The model Nuclear Weapons Convention explicitly states that it shall not be interpreted in any manner that detracts from obligations under the Non-Proliferation Treaty (NPT) or the Comprehensive Test-Ban Treaty. Arguments that a convention detracts from the NPT are fallacious. The NPT non-proliferation requirements are not self-executing. That is why further instruments, such as the Fissile Material Cut-Off Treaty and the Comprehensive Test-Ban Treaty are required to fulfill the non-proliferation aspects of the NPT. Similarly, disarmament duties under the NPT are not self-executing and require other instruments.

It will take time to achieve to achieve our shared goal. Even Malaysia, in putting the model treaty forward, only called on states, and I quote Ambassador Hasmy Agam, “to commence multi-lateral negotiations leading to an early conclusion of the convention. It does not talk in terms of commencing immediate negotiations on the convention. It is compatible with the incremental approached.” The Geneva Gas Protocol of 1925 prohibited chemical weapons, but had no implementing mechanism. It took until 1993 to develop the mechanism for a phase program of elimination. Without the Chemical Weapons Convention, the huge chemical weapons stockpiles would still threaten us. It is time to start preparatory measure in a formal manner to develop similar phased nuclear weapons elimination measures. The nuclear weapons convention clarifies this goal.

Margaret Beckett, the then UK Foreign Secretary, said in June of 2007, “When William Wilberforce began his famous campaign the practice of one people enslaving another had existed for thousands of years. He had the courage to challenge that paradigm. In so doing, he helped to bring an end to the terrible evil of the transatlantic slave trade. Would he have achieved half as much? Would he have inspired the same fervor in others if he had set out to regulate or reduce the slave trade rather than abolish it? I doubt it.”

A non-discriminatory, legally-binding convention would strengthen the international rule of law by several means:

One, it would fulfill Article VI of the nuclear Non-Proliferation Treaty.

Two, it would fulfill the International Court of Justice advisory opinion’s obligation to pursue in good faith and bring to conclusion negotiations leading to nuclear disarmament in all its aspect under strict international controls.

Three, it would end the NPT’s greatest inadequacy, the perception that it codifies nuclear apartheid and inequitable obligations and rights.

Four, it would reinforce the atmosphere of cooperation needed to establish normative legal regimes in many other areas of our common needs.

Five, a nuclear weapons convention will eliminate the political currency of nuclear weapons, rapidly changing them from legitimate symbols of power and status to what they really are; dangerous hazards to be abolished.

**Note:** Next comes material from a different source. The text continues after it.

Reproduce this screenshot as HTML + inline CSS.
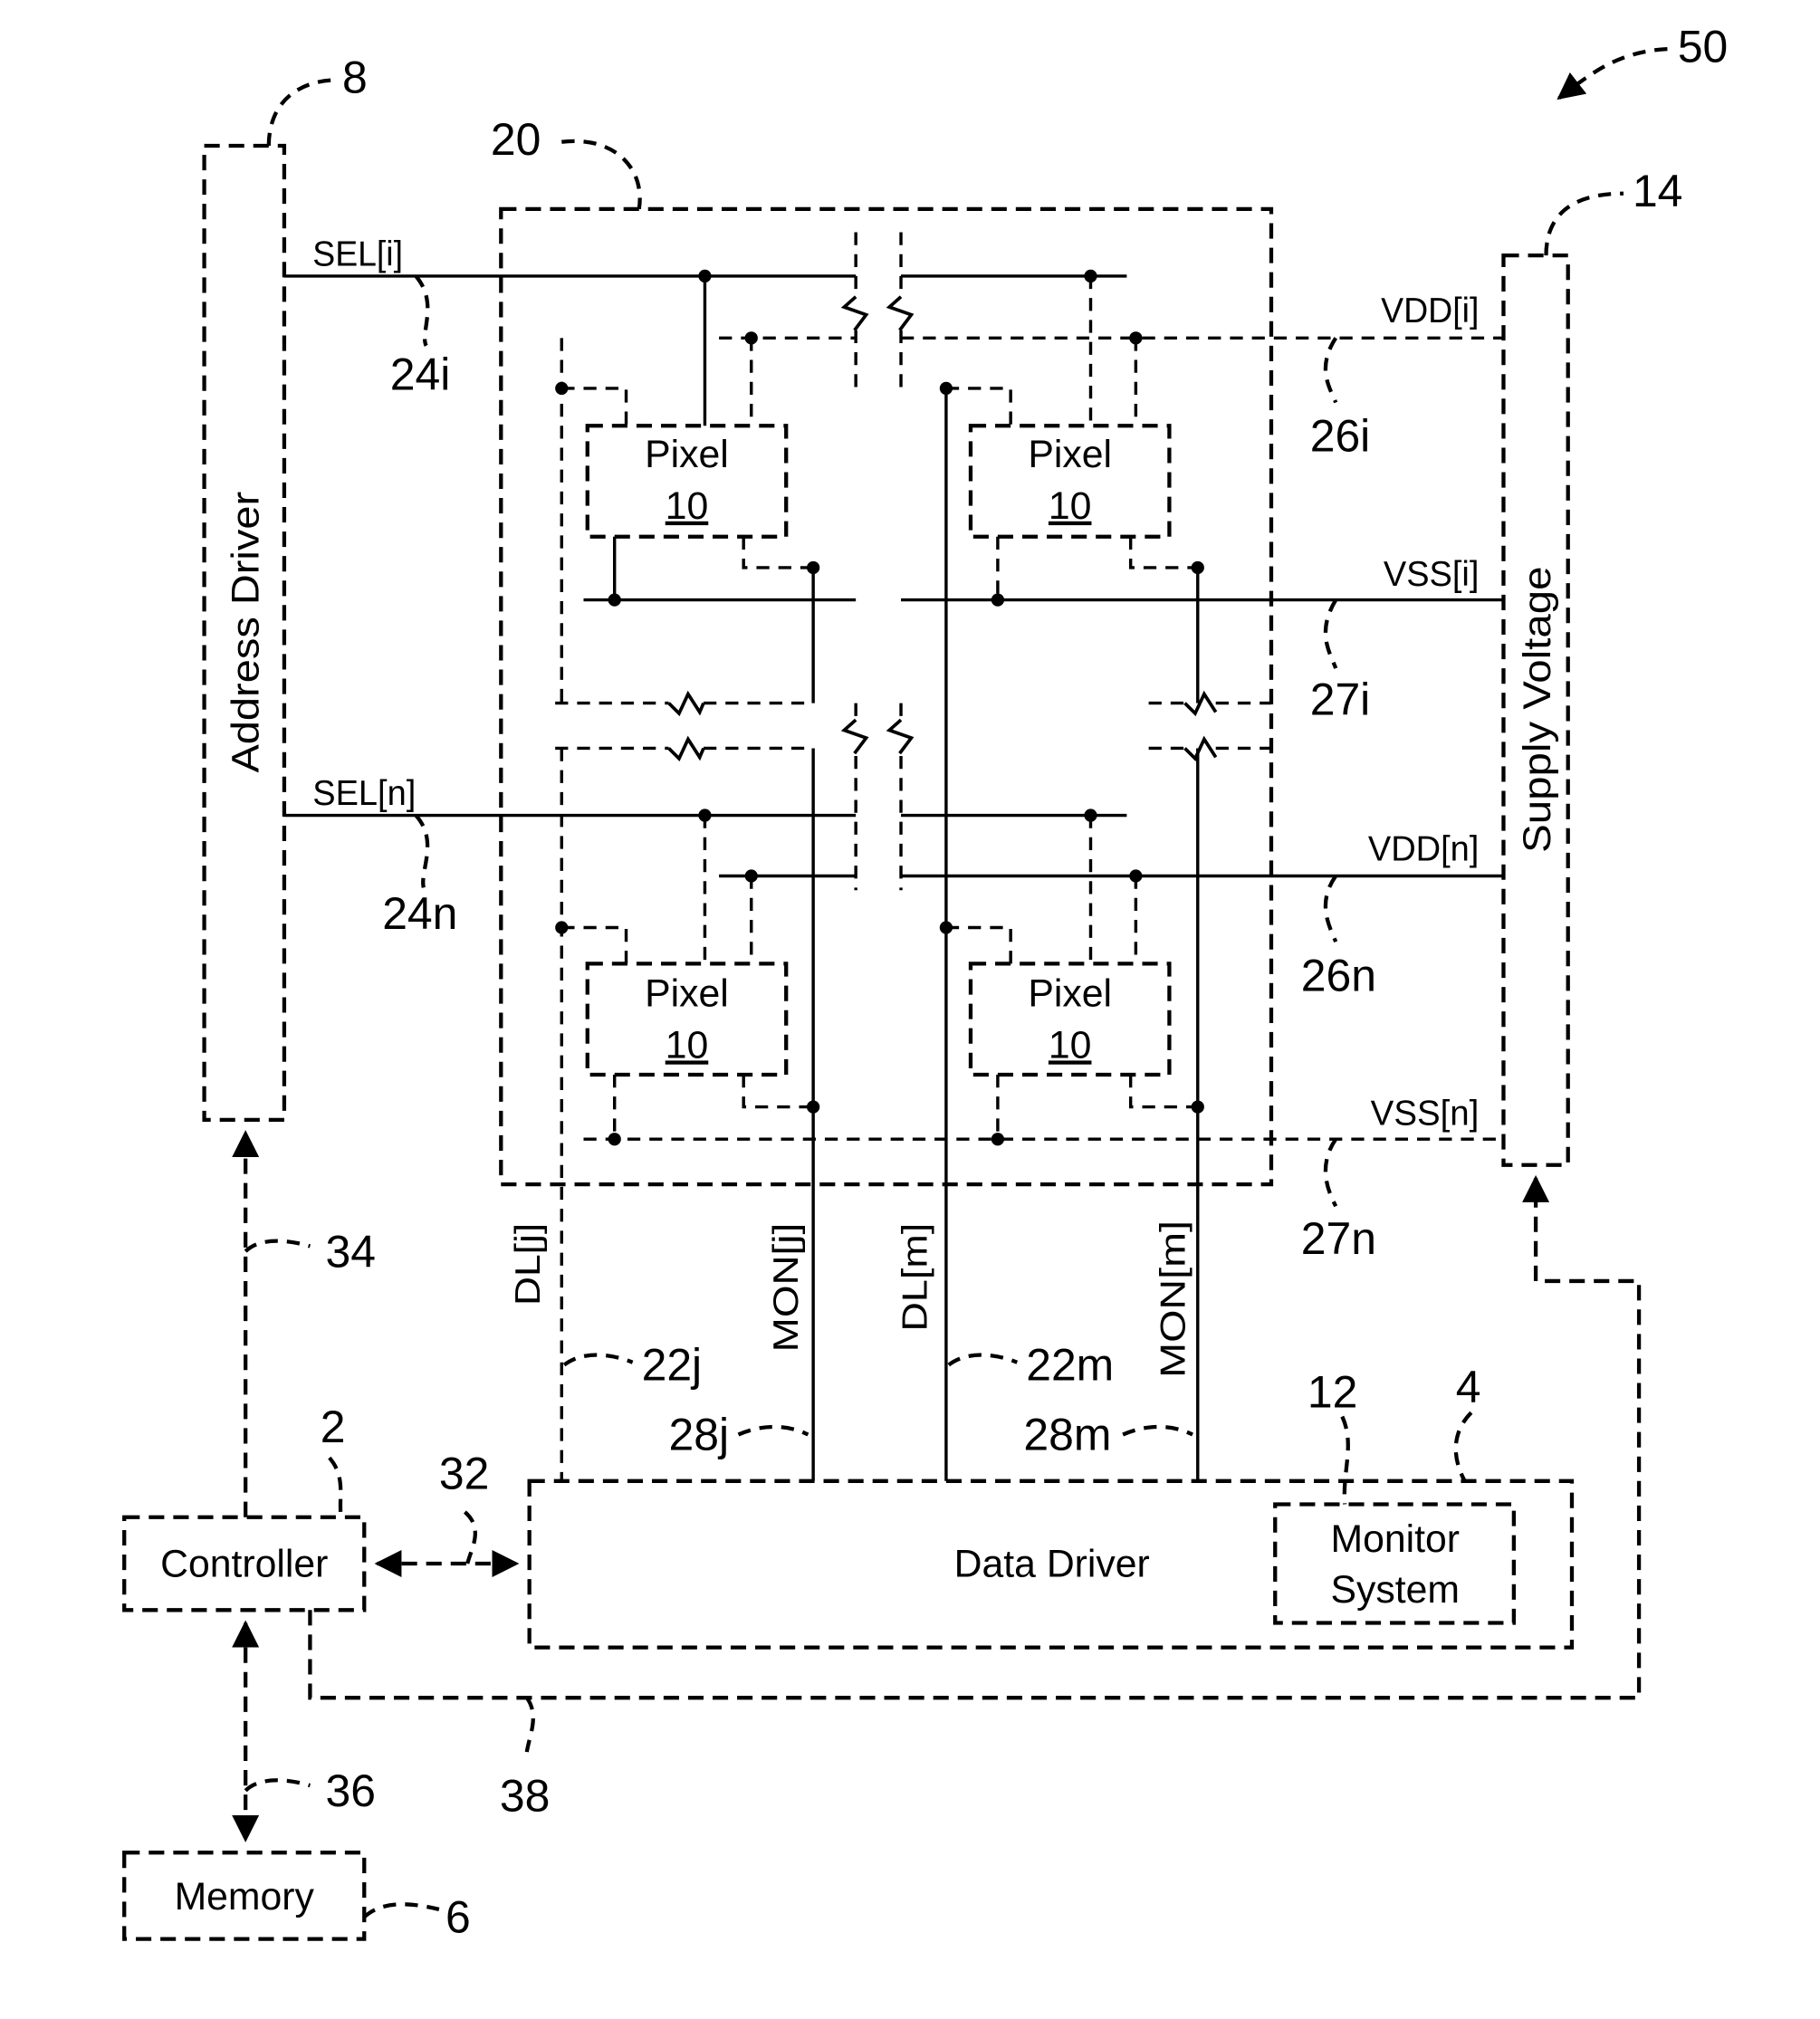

We know a massive nuclear exchange would have devastating affects, and a substantial exchange could end civilization. Moreover a treaty banning the weapons will make preventing the spread of the weapons so much easier. The public will much more easily learn this truth if we advance a path it can understand. A treaty eliminating nuclear weapons can be understood, because it makes common sense. It is time we began talking seriously about a direct, common sense root that achieves unambiguously the common goal set forth by the Secretary General, the current President of the United States, and sane people everywhere — a world without nuclear weapons. Leaving our children and all future generations a world without nuclear weapons is the justice they deserve. Thank you.